According to the Mortgage Bankers Association's latest Builder Application Survey for February 2017, U.S. mortgage applications for new home purchases increased 2.2 percent compared to February 2016. Compared to January 2017, applications increased by 16 percent relative to the previous month. This change does not include any adjustment for typical seasonal patterns.
"The Builder Application Index posted a modest annual gain in February 2017. The bar was high as last February was a particularly strong month for applications, as was March 2016. The surprisingly strong employment numbers for the beginning of 2017 suggest that demand for new homes should continue to grow this year," said Lynn Fisher, MBA's Vice President of Research and Economics. "Additionally, based on the current reading, we expect seasonally adjusted new home sales to be up by about 8 percent in February compared to a year ago."
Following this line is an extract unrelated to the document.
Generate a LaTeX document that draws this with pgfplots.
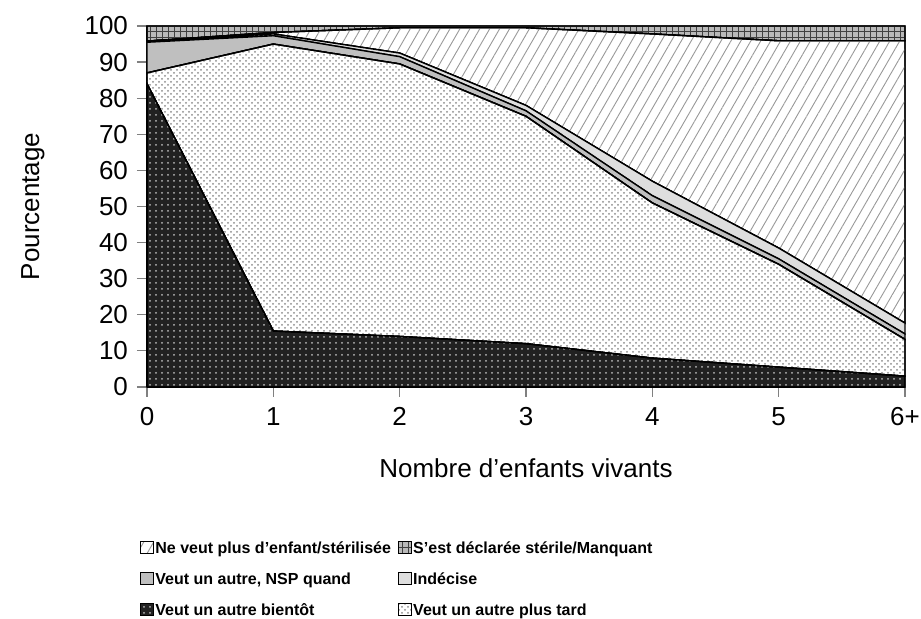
\documentclass[border=0pt]{standalone}
\usepackage{fontspec}
\setmainfont{Liberation Sans}
\usepackage{pgfplots}
\usepackage{pgfplotstable}
\pgfplotsset{compat=1.18}
\usetikzlibrary{patterns,patterns.meta}

% parts (%) par nombre d'enfants vivants, de bas en haut
\pgfplotstableread{
x bientot plustard nsp indecise neveutplus sterile
0 84   3    8.5 0.3 0    4.2
1 15.5 79.5 2.3 0.5 0.4  1.8
2 14   75.5 2   1   7    0.5
3 12   63   1.5 1.5 21.5 0.5
4 8    43   2   4   40.8 2.2
5 5.5  28.5 1.5 3   57.4 4.1
6 3    10.2 1.5 3   78.2 4.1
}\data

\tikzset{
  sBientot/.style={fill=black!87, postaction={pattern=dots, pattern color=gray!55}},
  sPlusTard/.style={fill=white, postaction={pattern=crosshatch dots, pattern color=gray!90}},
  sNSP/.style={fill=black!25},
  sIndecise/.style={fill=black!13},
  sNeVeutPlus/.style={fill=white, postaction={pattern={Lines[angle=60, distance=4.3pt, line width=0.45pt]}, pattern color=gray!80}},
  sSterile/.style={fill=gray!55, postaction={pattern=grid, pattern color=black!75}},
}

\begin{document}
\fontsize{13}{15}\selectfont
\begin{tikzpicture}
\path[use as bounding box] (-73.5pt,-116pt) rectangle (387pt,193.5pt);
\begin{axis}[
    at={(0,0)}, anchor=south west,
    scale only axis,
    width=379pt, height=180.5pt,
    xmin=0, xmax=6, ymin=0, ymax=100,
    axis lines=left,
    axis line style={-, black, line width=0.6pt},
    clip=false,
    stack plots=y,
    xtick={0,...,6},
    xticklabels={0,1,2,3,4,5,6+},
    ytick={0,10,...,100},
    tick align=outside,
    major tick length=5pt,
    tick style={gray, line width=0.6pt},
    tick label style={font=\fontsize{13}{15}\selectfont},
    xticklabel style={text height=9.5pt, text depth=0pt},
    /pgf/number format/assume math mode=true,
    label style={font=\fontsize{12.5}{15}\selectfont},
    every axis y label/.style={at={(axis description cs:0,0.5)}, xshift=-57pt, rotate=90, anchor=center},
    every axis x label/.style={at={(axis description cs:0.5,0)}, yshift=-40.5pt, anchor=center},
    xlabel={Nombre d'enfants vivants},
    ylabel={Pourcentage},
    legend columns=2,
    legend cell align=left,
    legend image code/.code={\draw[#1, line width=0.4pt] (0pt,-2.5pt) rectangle (6.5pt,3.5pt);},
    legend style={
        at={(axis description cs:-0.0092,-0.418)}, anchor=north west,
        draw=none, fill=none, inner sep=0pt,
        font=\bfseries\fontsize{8}{10}\selectfont,
        nodes={inner sep=0.6pt, text height=7pt, text depth=2pt},
        row sep=5.3pt,
        /tikz/column 2/.style={column sep=3pt},
    },
]

\addplot[forget plot, draw=black, line width=0.7pt, sBientot]    table[x=x, y=bientot]    {\data} \closedcycle;
\addplot[forget plot, draw=black, line width=0.7pt, sPlusTard]   table[x=x, y=plustard]   {\data} \closedcycle;
\addplot[forget plot, draw=black, line width=0.7pt, sNSP]        table[x=x, y=nsp]        {\data} \closedcycle;
\addplot[forget plot, draw=black, line width=0.7pt, sIndecise]   table[x=x, y=indecise]   {\data} \closedcycle;
\addplot[forget plot, draw=black, line width=0.7pt, sNeVeutPlus] table[x=x, y=neveutplus] {\data} \closedcycle;
\addplot[forget plot, draw=black, line width=0.7pt, sSterile]    table[x=x, y=sterile]    {\data} \closedcycle;

% legende dans l'ordre de l'original
\addlegendimage{draw=black, sNeVeutPlus}
\addlegendentry{Ne veut plus d'enfant/stérilisée}
\addlegendimage{draw=black, sSterile}
\addlegendentry{S'est déclarée stérile/Manquant}
\addlegendimage{draw=black, sNSP}
\addlegendentry{Veut un autre, NSP quand}
\addlegendimage{draw=black, sIndecise}
\addlegendentry{Indécise}
\addlegendimage{draw=black, sBientot}
\addlegendentry{Veut un autre bientôt}
\addlegendimage{draw=black, sPlusTard}
\addlegendentry{Veut un autre plus tard}

\end{axis}
\end{tikzpicture}
\end{document}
By product type, conventional loans composed 66.5 percent of loan applications, FHA loans composed 18.6 percent, RHS/USDA loans composed 1.3 percent and VA loans composed 13.6 percent. The average loan size of new homes increased from $329,806 in January to $330,208 in February.
The MBA estimates new single-family home sales were running at a seasonally adjusted annual rate of 586,000 units in February 2017, based on data from the BAS. The new home sales estimate is derived using mortgage application information from the BAS, as well as assumptions regarding market coverage and other factors.
The seasonally adjusted estimate for February is an increase of 4.3 percent from the January pace of 562,000 units. On an unadjusted basis, the MBA estimates that there were 51,000 new home sales in February 2017, an increase of 15.9 percent from 44,000 new home sales in January.